I was quickly in tears, crying with the woman I had just met at an airport gate.  She was covered with guilt and shame and anger, like an oil that no soap could wash off no matter how hard and how many times she had scrubbed.

I talked to her about, how, when I wrestled with those kinds of questions, I do so through prayer.  We talked about prayer, and how her journal writing could be a form of praying.  How it’s OK to shake your fist at God sometimes.  To cry out your laments.  To even, through our journal, wish pain and worse upon those who had been your tormentors.  That all of that is splayed across the pages of the Bible, especially the Psalms.  I told her that I believed that even though she was angry at God, and that God was big enough to take her anger, it was by God, ultimately, that she would find her healing.

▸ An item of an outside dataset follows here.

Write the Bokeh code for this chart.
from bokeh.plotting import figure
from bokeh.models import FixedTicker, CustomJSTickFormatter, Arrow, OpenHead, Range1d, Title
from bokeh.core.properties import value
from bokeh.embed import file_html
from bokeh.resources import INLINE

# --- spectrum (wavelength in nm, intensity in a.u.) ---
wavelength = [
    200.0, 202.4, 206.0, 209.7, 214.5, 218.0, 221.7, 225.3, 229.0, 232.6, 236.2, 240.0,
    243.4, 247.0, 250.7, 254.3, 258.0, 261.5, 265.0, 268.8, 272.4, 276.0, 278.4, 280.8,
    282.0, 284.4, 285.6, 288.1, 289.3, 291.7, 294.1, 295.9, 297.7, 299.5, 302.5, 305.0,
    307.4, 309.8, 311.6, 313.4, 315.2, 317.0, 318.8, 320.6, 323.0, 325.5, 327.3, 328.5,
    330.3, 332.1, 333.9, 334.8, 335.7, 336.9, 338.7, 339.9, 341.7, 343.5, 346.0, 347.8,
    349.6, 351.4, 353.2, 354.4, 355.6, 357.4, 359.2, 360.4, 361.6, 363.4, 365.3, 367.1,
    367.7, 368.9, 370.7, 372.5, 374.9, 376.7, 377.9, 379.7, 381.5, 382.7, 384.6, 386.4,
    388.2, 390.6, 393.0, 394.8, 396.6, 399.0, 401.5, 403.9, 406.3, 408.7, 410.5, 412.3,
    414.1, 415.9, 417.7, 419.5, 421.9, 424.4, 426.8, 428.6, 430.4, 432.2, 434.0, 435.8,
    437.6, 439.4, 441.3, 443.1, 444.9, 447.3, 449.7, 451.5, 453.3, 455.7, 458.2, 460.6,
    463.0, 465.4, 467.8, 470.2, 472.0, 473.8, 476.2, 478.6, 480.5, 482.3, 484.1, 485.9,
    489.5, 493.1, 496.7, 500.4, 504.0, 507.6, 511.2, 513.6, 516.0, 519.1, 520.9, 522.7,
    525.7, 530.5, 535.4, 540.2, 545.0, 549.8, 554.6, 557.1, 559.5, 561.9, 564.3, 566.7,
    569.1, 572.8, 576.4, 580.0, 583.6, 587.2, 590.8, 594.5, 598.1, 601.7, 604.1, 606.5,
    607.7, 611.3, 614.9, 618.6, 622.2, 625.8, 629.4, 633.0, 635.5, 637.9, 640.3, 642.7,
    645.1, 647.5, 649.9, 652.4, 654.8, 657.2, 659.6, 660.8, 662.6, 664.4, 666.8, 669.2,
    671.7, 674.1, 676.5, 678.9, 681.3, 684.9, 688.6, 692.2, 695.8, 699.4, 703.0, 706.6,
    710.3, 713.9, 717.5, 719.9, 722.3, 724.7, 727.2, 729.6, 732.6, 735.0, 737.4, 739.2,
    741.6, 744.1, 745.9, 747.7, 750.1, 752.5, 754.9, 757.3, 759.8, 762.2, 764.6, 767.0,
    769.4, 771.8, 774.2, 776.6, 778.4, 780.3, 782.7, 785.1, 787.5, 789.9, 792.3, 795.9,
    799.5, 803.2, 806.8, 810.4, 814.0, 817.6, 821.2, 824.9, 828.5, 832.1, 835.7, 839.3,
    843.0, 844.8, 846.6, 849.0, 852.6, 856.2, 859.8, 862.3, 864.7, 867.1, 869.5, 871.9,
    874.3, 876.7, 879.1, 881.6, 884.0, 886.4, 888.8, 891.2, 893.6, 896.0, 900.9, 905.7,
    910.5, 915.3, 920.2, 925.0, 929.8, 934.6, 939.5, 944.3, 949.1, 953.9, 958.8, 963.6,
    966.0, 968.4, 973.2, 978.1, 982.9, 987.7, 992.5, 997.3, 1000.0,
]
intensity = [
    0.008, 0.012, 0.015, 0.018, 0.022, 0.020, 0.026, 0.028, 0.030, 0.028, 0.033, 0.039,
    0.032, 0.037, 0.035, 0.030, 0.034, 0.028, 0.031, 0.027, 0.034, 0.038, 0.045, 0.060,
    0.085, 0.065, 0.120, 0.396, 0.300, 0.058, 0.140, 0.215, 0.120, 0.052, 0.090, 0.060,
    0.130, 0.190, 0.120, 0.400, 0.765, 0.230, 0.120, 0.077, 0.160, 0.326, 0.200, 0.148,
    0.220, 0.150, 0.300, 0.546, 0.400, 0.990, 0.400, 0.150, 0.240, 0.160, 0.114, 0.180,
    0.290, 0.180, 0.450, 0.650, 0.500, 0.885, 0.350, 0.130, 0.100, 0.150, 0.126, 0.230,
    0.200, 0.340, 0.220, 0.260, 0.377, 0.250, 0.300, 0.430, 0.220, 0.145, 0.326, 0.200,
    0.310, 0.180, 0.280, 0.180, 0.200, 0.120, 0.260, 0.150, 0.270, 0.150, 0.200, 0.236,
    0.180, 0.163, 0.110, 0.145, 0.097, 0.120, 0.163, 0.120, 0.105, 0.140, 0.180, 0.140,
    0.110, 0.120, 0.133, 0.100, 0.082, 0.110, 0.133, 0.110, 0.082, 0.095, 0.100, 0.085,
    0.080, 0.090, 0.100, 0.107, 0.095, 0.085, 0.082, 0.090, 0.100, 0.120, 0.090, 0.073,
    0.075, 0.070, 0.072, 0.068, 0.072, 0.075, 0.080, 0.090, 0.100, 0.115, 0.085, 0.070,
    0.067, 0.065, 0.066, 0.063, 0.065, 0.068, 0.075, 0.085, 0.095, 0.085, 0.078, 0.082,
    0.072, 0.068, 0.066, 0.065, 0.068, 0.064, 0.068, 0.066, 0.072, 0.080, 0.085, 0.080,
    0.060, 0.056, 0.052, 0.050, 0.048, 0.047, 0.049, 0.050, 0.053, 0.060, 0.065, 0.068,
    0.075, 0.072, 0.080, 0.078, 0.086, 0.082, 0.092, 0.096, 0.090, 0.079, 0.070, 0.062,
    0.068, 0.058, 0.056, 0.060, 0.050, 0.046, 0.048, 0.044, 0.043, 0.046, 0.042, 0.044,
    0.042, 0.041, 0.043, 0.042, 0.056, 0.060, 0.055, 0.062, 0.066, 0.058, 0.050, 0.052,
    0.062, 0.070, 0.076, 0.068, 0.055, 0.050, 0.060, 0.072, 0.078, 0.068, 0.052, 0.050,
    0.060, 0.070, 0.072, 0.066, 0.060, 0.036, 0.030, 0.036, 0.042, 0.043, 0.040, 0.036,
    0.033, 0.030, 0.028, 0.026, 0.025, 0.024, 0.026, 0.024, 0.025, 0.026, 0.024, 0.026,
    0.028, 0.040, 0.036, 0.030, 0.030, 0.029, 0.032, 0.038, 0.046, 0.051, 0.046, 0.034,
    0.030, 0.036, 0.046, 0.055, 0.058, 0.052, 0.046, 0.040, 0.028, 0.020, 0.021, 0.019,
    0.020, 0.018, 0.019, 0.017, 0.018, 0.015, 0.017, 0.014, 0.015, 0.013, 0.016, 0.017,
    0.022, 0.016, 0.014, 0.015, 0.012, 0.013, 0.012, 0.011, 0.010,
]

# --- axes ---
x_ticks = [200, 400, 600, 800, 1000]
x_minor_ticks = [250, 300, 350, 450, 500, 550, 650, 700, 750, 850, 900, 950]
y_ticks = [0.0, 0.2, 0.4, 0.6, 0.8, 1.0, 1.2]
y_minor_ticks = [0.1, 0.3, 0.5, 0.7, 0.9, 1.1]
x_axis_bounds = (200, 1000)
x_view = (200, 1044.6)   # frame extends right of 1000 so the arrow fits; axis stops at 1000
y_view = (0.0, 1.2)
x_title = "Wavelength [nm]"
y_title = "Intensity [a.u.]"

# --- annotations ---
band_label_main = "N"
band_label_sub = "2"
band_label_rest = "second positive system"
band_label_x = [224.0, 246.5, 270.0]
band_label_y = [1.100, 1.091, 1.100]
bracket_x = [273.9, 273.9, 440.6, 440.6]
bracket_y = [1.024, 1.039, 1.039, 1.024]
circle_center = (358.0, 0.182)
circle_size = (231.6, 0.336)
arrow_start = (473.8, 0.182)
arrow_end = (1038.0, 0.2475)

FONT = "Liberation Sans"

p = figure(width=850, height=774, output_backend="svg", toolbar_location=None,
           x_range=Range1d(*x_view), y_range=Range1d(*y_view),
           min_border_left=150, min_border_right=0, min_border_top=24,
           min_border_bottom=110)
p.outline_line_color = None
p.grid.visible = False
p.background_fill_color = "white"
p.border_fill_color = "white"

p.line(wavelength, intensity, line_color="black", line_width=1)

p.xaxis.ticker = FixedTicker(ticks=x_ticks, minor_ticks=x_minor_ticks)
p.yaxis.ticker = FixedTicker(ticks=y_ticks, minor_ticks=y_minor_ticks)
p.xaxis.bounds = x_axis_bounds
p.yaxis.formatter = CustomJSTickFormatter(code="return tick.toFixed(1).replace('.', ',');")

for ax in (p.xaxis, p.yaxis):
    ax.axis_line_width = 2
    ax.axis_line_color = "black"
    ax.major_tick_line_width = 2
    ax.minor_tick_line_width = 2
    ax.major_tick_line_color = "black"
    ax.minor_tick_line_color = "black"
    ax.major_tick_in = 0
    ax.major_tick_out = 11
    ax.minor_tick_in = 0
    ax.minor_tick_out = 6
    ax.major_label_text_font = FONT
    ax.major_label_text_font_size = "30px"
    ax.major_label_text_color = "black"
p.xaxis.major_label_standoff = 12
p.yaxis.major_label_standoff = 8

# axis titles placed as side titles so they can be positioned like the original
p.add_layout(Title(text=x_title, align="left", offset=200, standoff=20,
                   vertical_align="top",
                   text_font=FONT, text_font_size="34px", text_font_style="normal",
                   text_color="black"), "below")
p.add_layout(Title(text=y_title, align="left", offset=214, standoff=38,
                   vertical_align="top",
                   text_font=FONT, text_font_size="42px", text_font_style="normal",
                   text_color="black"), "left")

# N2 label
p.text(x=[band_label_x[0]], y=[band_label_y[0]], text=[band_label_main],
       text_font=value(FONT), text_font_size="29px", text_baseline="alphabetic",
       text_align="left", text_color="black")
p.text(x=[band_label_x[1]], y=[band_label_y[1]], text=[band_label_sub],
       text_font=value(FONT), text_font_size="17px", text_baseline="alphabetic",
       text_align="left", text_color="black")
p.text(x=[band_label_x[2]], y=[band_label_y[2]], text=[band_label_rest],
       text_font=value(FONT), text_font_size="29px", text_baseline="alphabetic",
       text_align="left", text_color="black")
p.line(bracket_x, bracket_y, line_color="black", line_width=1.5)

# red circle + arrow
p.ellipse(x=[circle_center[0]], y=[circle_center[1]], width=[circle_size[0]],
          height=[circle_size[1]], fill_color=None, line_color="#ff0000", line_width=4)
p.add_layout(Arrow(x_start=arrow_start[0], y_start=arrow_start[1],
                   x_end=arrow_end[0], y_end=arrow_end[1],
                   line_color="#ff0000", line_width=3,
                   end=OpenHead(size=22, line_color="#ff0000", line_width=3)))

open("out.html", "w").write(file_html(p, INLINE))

I prayed quietly with her, and I don’t know if she was comforted by my counsel or not.  The announcement came over the PA that it was the last call to board my flight.  I hadn’t been paying attention, and now I had to go and be spirited away by a Boeing 737.  I had to leave her there still with tears trickling down her cheeks.

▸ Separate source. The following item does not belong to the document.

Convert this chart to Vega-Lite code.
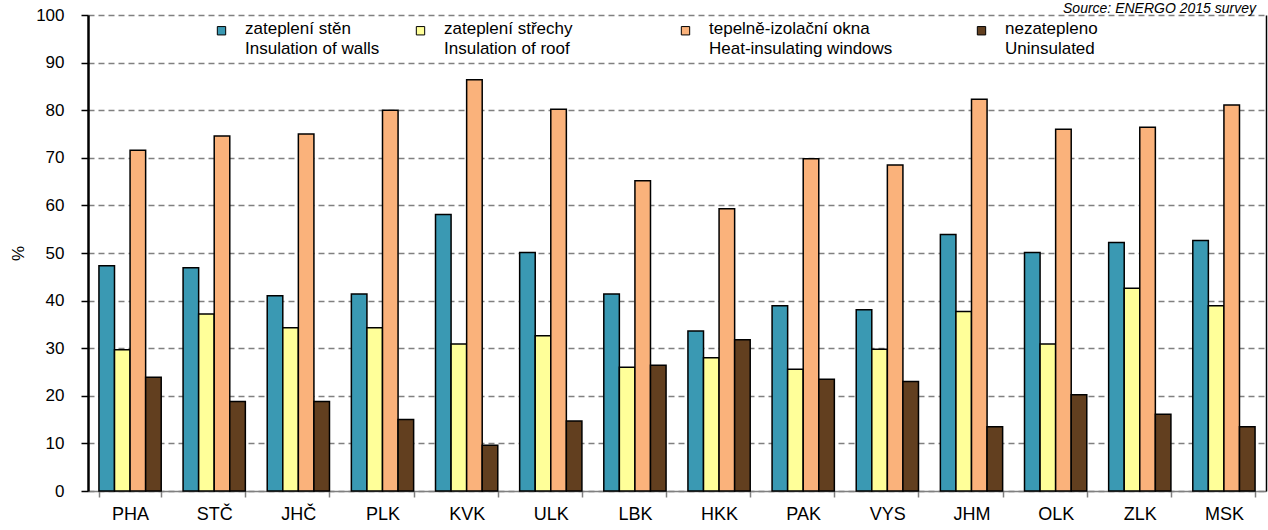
{
  "$schema": "https://vega.github.io/schema/vega-lite/v6.json",
  "width": 1178,
  "height": 476,
  "autosize": {"type": "none"},
  "padding": {"left": 88, "top": 15, "right": 2, "bottom": 39},
  "title": {
    "text": "Source: ENERGO 2015 survey",
    "anchor": "end",
    "frame": "group",
    "fontStyle": "italic",
    "fontWeight": "normal",
    "fontSize": 14,
    "color": "black",
    "offset": 1,
    "dx": -10,
    "dy": 11
  },
  "data": {
    "values": [
      {"region": "PHA", "series": "zateplení stěn", "value": 47.3},
      {"region": "PHA", "series": "zateplení střechy", "value": 29.7},
      {"region": "PHA", "series": "tepelně-izolační okna", "value": 71.6},
      {"region": "PHA", "series": "nezatepleno", "value": 23.9},
      {"region": "STČ", "series": "zateplení stěn", "value": 46.9},
      {"region": "STČ", "series": "zateplení střechy", "value": 37.2},
      {"region": "STČ", "series": "tepelně-izolační okna", "value": 74.6},
      {"region": "STČ", "series": "nezatepleno", "value": 18.8},
      {"region": "JHČ", "series": "zateplení stěn", "value": 41.0},
      {"region": "JHČ", "series": "zateplení střechy", "value": 34.3},
      {"region": "JHČ", "series": "tepelně-izolační okna", "value": 75.0},
      {"region": "JHČ", "series": "nezatepleno", "value": 18.8},
      {"region": "PLK", "series": "zateplení stěn", "value": 41.4},
      {"region": "PLK", "series": "zateplení střechy", "value": 34.3},
      {"region": "PLK", "series": "tepelně-izolační okna", "value": 80.0},
      {"region": "PLK", "series": "nezatepleno", "value": 15.0},
      {"region": "KVK", "series": "zateplení stěn", "value": 58.1},
      {"region": "KVK", "series": "zateplení střechy", "value": 30.9},
      {"region": "KVK", "series": "tepelně-izolační okna", "value": 86.4},
      {"region": "KVK", "series": "nezatepleno", "value": 9.6},
      {"region": "ULK", "series": "zateplení stěn", "value": 50.1},
      {"region": "ULK", "series": "zateplení střechy", "value": 32.6},
      {"region": "ULK", "series": "tepelně-izolační okna", "value": 80.2},
      {"region": "ULK", "series": "nezatepleno", "value": 14.7},
      {"region": "LBK", "series": "zateplení stěn", "value": 41.4},
      {"region": "LBK", "series": "zateplení střechy", "value": 26.0},
      {"region": "LBK", "series": "tepelně-izolační okna", "value": 65.2},
      {"region": "LBK", "series": "nezatepleno", "value": 26.4},
      {"region": "HKK", "series": "zateplení stěn", "value": 33.6},
      {"region": "HKK", "series": "zateplení střechy", "value": 28.0},
      {"region": "HKK", "series": "tepelně-izolační okna", "value": 59.3},
      {"region": "HKK", "series": "nezatepleno", "value": 31.8},
      {"region": "PAK", "series": "zateplení stěn", "value": 38.9},
      {"region": "PAK", "series": "zateplení střechy", "value": 25.6},
      {"region": "PAK", "series": "tepelně-izolační okna", "value": 69.8},
      {"region": "PAK", "series": "nezatepleno", "value": 23.5},
      {"region": "VYS", "series": "zateplení stěn", "value": 38.1},
      {"region": "VYS", "series": "zateplení střechy", "value": 29.8},
      {"region": "VYS", "series": "tepelně-izolační okna", "value": 68.5},
      {"region": "VYS", "series": "nezatepleno", "value": 23.0},
      {"region": "JHM", "series": "zateplení stěn", "value": 53.9},
      {"region": "JHM", "series": "zateplení střechy", "value": 37.7},
      {"region": "JHM", "series": "tepelně-izolační okna", "value": 82.3},
      {"region": "JHM", "series": "nezatepleno", "value": 13.5},
      {"region": "OLK", "series": "zateplení stěn", "value": 50.1},
      {"region": "OLK", "series": "zateplení střechy", "value": 30.9},
      {"region": "OLK", "series": "tepelně-izolační okna", "value": 76.0},
      {"region": "OLK", "series": "nezatepleno", "value": 20.2},
      {"region": "ZLK", "series": "zateplení stěn", "value": 52.2},
      {"region": "ZLK", "series": "zateplení střechy", "value": 42.6},
      {"region": "ZLK", "series": "tepelně-izolační okna", "value": 76.4},
      {"region": "ZLK", "series": "nezatepleno", "value": 16.1},
      {"region": "MSK", "series": "zateplení stěn", "value": 52.6},
      {"region": "MSK", "series": "zateplení střechy", "value": 38.9},
      {"region": "MSK", "series": "tepelně-izolační okna", "value": 81.1},
      {"region": "MSK", "series": "nezatepleno", "value": 13.5}
    ]
  },
  "layer": [
    {
      "mark": {"type": "bar", "stroke": "black", "strokeWidth": 1.5, "strokeJoin": "miter"},
      "encoding": {
        "x": {
          "field": "region",
          "type": "nominal",
          "sort": null,
          "scale": {"paddingInner": 0.26, "paddingOuter": 0.13},
          "axis": {
            "title": null,
            "labelAngle": 0,
            "labelFontSize": 18,
            "labelColor": "black",
            "labelPadding": 8,
            "domainColor": "#808080",
            "domainWidth": 1.5,
            "tickColor": "#808080",
            "tickWidth": 1.5,
            "tickSize": 6,
            "tickBand": "extent",
            "grid": false
          }
        },
        "xOffset": {
          "field": "series",
          "type": "nominal",
          "sort": ["zateplení stěn", "zateplení střechy", "tepelně-izolační okna", "nezatepleno"],
          "scale": {"paddingInner": 0, "paddingOuter": 0}
        },
        "y": {
          "field": "value",
          "type": "quantitative",
          "scale": {"domain": [0, 100], "nice": false},
          "axis": {
            "title": "%",
            "titleFontSize": 17,
            "titleFontWeight": "normal",
            "titleColor": "black",
            "titlePadding": 8,
            "values": [0, 10, 20, 30, 40, 50, 60, 70, 80, 90, 100],
            "labelFontSize": 17,
            "labelColor": "black",
            "labelPadding": 17,
            "domainColor": "black",
            "domainWidth": 2.5,
            "tickColor": "black",
            "tickWidth": 1.5,
            "tickSize": 7,
            "grid": true,
            "gridColor": "#808080",
            "gridWidth": 1.5,
            "gridDash": [6, 4]
          }
        },
        "color": {
          "field": "series",
          "type": "nominal",
          "sort": ["zateplení stěn", "zateplení střechy", "tepelně-izolační okna", "nezatepleno"],
          "scale": {
            "domain": ["zateplení stěn", "zateplení střechy", "tepelně-izolační okna", "nezatepleno"],
            "range": ["#3A99B3", "#FFFF99", "#FAB27B", "#623F1F"]
          },
          "legend": {
            "orient": "none",
            "legendX": 125,
            "legendY": 7,
            "direction": "horizontal",
            "columns": 4,
            "title": null,
            "padding": 0,
            "symbolType": "square",
            "symbolSize": 70,
            "symbolStrokeColor": "black",
            "symbolStrokeWidth": 1,
            "labelFontSize": 17,
            "labelColor": "black",
            "labelOffset": 15,
            "labelLimit": 400,
            "labelBaseline": "top",
            "columnPadding": 32,
            "labelExpr": "datum.label == 'zateplení stěn' ? ['zateplení stěn', 'Insulation of walls'] : datum.label == 'zateplení střechy' ? ['zateplení střechy\u2800\u2800\u2800\u2800\u2800\u2800', 'Insulation of roof'] : datum.label == 'tepelně-izolační okna' ? ['tepelně-izolační okna', 'Heat-insulating windows\u2800\u2800\u2800\u2800'] : ['nezatepleno', 'Uninsulated']",
            "encode": {
              "labels": {"update": {"lineHeight": {"value": 20}, "dy": {"value": -10}}}
            }
          }
        }
      }
    },
    {
      "mark": {"type": "tick", "opacity": 0},
      "encoding": {
        "y": {
          "field": "value",
          "type": "quantitative",
          "scale": {"domain": [0, 100], "nice": false},
          "axis": {
            "orient": "right",
            "title": null,
            "labels": false,
            "ticks": false,
            "grid": false,
            "domainColor": "black",
            "domainWidth": 1.5
          }
        }
      }
    }
  ],
  "resolve": {"axis": {"y": "independent"}},
  "config": {
    "font": "Liberation Sans",
    "view": {"stroke": null},
    "background": "white"
  }
}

All in all, an amazing week.  They were all one time conversations, deeply personal, with people who deeply desired for someone to hear and care about their stories, but not through some anonymous blog.  All opportunities provided by God.


The Ethiopian left his encounter with Philip a changed man, a man baptized as a Christian convert.  Had Philip prayed, “Use me, Lord, somehow this day, this week?”  I don’t know if I left any of those people changed.  I only know I tried to be faithful to God in the opportunities--the chariots, if you will--that God placed me in.  I find myself playing out the role of Philip often enough, especially when I ask God to give me opportunity.

There are other times I am the Ethiopian.  I’m having a hard time understanding things, or need counsel as I face my own difficulties.  I know that God will maneuver someone my way, to jump into my chariot and help me according to my need.

I know that all of us disciples are available to each other, as God spirits us into some contact, some opportunity for face-to-face conversation that will help another person connect with God.  To help another person move closer to God’s healing and truth.  May the Lord use you in that work, as you purpose to make yourself available.  When you sense the opportunity, may you take advantage of it.  In other words, when the chariot is offered, get in.